▸ RECORDED INFORMATION
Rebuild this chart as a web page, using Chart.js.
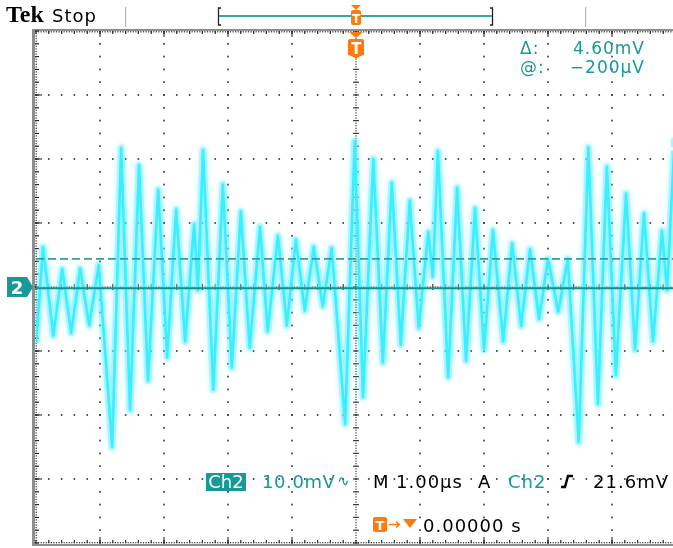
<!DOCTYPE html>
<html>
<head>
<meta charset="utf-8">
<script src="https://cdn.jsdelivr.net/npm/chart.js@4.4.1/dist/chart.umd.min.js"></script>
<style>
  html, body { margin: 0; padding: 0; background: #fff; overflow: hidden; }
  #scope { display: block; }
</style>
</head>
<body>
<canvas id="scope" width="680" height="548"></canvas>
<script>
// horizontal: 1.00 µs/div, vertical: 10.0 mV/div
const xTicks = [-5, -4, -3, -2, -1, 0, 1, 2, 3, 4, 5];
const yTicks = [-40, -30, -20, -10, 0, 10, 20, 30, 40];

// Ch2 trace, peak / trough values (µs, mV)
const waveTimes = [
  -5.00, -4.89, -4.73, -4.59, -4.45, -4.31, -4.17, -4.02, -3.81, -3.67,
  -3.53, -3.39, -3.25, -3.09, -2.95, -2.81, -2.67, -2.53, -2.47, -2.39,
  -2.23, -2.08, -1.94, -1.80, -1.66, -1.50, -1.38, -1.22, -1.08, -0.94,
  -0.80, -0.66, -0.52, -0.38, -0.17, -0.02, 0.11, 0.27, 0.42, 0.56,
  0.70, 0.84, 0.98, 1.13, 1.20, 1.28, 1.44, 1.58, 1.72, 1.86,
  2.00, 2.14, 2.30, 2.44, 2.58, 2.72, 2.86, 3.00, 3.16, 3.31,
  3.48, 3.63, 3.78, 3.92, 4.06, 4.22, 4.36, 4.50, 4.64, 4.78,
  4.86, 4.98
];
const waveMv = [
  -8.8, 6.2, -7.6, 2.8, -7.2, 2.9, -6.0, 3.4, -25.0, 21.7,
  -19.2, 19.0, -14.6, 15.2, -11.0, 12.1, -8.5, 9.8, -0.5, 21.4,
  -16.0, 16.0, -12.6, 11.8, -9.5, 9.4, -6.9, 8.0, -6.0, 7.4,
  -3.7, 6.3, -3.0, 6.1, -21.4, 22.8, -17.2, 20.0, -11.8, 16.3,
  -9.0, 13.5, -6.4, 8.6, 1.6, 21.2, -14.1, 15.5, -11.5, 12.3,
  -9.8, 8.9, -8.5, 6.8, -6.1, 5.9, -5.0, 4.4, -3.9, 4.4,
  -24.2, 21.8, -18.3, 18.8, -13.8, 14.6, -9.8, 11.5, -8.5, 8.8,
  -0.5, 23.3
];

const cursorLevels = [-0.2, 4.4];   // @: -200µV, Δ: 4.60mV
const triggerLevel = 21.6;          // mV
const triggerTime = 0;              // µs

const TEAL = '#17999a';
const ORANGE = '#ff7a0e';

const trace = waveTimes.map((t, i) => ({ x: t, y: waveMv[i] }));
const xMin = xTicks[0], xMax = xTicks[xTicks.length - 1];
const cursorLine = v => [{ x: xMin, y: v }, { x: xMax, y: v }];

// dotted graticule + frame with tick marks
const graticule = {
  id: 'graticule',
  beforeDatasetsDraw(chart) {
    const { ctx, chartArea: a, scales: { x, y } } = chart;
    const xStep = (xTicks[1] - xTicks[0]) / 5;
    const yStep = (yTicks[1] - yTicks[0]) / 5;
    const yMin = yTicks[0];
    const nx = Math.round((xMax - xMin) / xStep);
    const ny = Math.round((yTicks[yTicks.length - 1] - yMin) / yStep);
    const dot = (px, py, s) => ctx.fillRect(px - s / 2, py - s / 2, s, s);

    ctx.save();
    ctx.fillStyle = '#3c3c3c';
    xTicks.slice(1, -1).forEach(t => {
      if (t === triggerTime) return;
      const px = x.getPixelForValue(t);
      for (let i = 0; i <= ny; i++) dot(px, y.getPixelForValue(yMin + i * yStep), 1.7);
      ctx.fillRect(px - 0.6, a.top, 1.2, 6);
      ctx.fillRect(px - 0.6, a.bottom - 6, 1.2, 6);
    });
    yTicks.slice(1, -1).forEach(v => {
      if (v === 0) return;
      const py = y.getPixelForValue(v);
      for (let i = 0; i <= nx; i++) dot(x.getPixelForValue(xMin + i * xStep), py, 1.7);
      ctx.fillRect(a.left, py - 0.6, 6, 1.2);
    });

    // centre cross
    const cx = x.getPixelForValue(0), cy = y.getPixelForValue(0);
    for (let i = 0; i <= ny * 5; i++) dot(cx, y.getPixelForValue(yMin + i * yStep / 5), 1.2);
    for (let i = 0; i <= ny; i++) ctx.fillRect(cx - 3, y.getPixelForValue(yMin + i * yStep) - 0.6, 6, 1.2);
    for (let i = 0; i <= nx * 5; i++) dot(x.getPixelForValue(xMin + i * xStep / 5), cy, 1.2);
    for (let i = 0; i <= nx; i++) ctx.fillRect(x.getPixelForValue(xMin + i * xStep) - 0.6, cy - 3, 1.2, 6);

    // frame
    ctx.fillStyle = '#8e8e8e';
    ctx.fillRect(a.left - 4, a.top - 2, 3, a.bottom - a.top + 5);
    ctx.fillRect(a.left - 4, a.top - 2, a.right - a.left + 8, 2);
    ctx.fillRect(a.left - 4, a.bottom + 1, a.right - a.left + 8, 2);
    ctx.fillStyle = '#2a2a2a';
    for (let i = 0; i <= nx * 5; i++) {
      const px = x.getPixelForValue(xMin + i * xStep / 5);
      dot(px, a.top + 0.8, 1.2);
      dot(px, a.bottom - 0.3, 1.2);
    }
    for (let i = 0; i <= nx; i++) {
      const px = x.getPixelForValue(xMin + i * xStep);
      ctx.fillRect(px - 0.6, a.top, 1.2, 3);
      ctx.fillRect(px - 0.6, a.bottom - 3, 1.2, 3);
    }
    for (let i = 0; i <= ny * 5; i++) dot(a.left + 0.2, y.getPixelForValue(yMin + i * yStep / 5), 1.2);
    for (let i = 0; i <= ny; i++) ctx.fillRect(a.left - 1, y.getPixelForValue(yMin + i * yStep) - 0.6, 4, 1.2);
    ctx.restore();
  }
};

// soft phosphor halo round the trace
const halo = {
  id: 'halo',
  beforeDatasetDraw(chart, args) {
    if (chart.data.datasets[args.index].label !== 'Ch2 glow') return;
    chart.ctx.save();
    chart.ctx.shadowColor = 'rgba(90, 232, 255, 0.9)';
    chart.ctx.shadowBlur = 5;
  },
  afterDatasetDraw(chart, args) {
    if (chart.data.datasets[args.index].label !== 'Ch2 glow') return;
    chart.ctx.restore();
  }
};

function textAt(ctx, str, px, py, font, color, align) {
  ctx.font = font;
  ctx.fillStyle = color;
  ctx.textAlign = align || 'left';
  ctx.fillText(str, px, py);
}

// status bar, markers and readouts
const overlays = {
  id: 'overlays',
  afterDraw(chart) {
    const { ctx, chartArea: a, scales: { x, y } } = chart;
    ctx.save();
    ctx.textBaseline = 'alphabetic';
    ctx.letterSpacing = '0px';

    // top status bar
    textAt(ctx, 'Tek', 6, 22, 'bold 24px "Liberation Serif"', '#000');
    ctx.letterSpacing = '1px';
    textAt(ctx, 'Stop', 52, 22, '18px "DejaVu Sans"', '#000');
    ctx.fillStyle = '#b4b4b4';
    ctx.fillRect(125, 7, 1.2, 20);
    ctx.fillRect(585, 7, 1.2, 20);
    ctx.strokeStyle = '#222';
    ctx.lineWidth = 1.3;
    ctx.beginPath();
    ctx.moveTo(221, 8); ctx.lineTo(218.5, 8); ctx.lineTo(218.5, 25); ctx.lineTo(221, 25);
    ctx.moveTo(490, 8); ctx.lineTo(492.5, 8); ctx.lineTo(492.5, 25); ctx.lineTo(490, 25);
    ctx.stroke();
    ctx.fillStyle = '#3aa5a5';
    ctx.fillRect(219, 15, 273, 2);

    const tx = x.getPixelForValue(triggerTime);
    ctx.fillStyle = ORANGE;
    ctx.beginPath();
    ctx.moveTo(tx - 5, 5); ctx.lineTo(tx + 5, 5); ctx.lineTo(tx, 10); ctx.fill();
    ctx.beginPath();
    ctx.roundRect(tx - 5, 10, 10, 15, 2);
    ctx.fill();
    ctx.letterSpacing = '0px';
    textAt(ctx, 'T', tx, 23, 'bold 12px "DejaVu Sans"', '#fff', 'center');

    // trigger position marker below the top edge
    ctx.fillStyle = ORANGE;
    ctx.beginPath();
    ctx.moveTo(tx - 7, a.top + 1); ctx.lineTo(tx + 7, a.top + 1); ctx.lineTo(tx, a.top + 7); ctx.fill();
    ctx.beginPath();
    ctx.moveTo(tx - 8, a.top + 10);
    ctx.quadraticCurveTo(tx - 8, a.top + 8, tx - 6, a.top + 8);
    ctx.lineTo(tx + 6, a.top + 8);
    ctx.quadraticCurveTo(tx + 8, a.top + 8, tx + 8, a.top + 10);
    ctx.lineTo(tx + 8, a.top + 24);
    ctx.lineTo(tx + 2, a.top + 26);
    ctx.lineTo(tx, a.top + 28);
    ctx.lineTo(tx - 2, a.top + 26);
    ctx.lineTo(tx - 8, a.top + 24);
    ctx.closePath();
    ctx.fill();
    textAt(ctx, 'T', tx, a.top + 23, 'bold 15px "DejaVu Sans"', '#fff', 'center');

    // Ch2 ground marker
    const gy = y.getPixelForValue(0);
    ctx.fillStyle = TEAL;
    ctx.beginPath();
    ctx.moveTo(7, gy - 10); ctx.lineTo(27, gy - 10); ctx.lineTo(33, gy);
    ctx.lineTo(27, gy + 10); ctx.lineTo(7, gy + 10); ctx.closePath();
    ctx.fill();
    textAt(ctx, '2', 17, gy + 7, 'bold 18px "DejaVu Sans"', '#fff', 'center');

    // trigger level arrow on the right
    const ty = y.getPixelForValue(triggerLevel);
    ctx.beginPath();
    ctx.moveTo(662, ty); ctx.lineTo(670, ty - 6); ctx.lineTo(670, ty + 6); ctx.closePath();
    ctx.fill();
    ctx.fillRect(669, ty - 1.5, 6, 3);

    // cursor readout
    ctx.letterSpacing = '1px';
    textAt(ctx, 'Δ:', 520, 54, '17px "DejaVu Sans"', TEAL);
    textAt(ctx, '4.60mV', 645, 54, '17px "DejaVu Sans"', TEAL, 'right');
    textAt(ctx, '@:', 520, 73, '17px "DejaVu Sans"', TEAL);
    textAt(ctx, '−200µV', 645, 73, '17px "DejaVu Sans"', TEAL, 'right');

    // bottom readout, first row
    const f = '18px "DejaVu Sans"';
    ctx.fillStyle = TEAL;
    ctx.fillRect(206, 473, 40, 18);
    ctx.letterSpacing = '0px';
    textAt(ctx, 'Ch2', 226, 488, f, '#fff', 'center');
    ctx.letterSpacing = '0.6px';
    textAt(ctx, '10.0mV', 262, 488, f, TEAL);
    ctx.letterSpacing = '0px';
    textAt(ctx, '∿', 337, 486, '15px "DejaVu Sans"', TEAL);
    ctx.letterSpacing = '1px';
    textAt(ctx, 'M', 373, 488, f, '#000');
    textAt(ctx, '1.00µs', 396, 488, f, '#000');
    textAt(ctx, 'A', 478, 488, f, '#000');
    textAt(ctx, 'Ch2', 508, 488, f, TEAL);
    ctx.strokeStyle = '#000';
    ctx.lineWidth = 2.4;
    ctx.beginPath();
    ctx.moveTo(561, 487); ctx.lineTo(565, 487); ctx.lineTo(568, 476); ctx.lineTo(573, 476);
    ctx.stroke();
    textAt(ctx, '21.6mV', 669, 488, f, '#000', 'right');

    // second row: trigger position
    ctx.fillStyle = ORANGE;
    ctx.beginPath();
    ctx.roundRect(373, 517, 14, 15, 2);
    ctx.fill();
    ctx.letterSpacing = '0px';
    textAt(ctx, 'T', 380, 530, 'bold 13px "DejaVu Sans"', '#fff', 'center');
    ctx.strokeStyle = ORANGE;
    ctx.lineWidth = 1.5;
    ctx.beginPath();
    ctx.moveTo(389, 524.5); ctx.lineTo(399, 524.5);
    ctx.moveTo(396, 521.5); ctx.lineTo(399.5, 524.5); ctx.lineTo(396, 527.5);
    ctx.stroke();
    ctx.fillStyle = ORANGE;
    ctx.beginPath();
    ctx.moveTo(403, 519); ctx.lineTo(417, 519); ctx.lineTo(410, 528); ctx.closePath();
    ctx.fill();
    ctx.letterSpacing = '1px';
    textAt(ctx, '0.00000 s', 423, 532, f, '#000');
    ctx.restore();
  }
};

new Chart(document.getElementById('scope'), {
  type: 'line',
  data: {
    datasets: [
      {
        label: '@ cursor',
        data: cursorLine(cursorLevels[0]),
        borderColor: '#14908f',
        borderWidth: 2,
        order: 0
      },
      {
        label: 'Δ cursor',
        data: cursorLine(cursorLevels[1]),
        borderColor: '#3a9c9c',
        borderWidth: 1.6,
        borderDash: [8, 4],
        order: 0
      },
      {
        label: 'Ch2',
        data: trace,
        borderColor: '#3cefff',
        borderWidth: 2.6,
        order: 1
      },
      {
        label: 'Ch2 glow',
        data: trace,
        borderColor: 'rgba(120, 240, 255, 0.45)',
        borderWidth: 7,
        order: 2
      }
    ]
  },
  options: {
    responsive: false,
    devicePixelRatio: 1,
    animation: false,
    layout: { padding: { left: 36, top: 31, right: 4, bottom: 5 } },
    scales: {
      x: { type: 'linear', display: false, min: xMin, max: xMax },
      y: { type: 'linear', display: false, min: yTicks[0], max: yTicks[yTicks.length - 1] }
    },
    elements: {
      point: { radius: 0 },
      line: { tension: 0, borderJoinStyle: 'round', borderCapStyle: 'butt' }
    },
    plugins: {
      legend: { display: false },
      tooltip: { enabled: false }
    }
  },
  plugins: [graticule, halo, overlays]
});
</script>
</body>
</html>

▸ CHALLENGE
Copy nothing but the lines from the top of the data down to the line containing "20, 30, 40];", and leave the pictures out.

▸ WORKED ANSWER
Rebuild this chart as a web page, using Chart.js.
<!DOCTYPE html>
<html>
<head>
<meta charset="utf-8">
<script src="https://cdn.jsdelivr.net/npm/chart.js@4.4.1/dist/chart.umd.min.js"></script>
<style>
  html, body { margin: 0; padding: 0; background: #fff; overflow: hidden; }
  #scope { display: block; }
</style>
</head>
<body>
<canvas id="scope" width="680" height="548"></canvas>
<script>
// horizontal: 1.00 µs/div, vertical: 10.0 mV/div
const xTicks = [-5, -4, -3, -2, -1, 0, 1, 2, 3, 4, 5];
const yTicks = [-40, -30, -20, -10, 0, 10, 20, 30, 40];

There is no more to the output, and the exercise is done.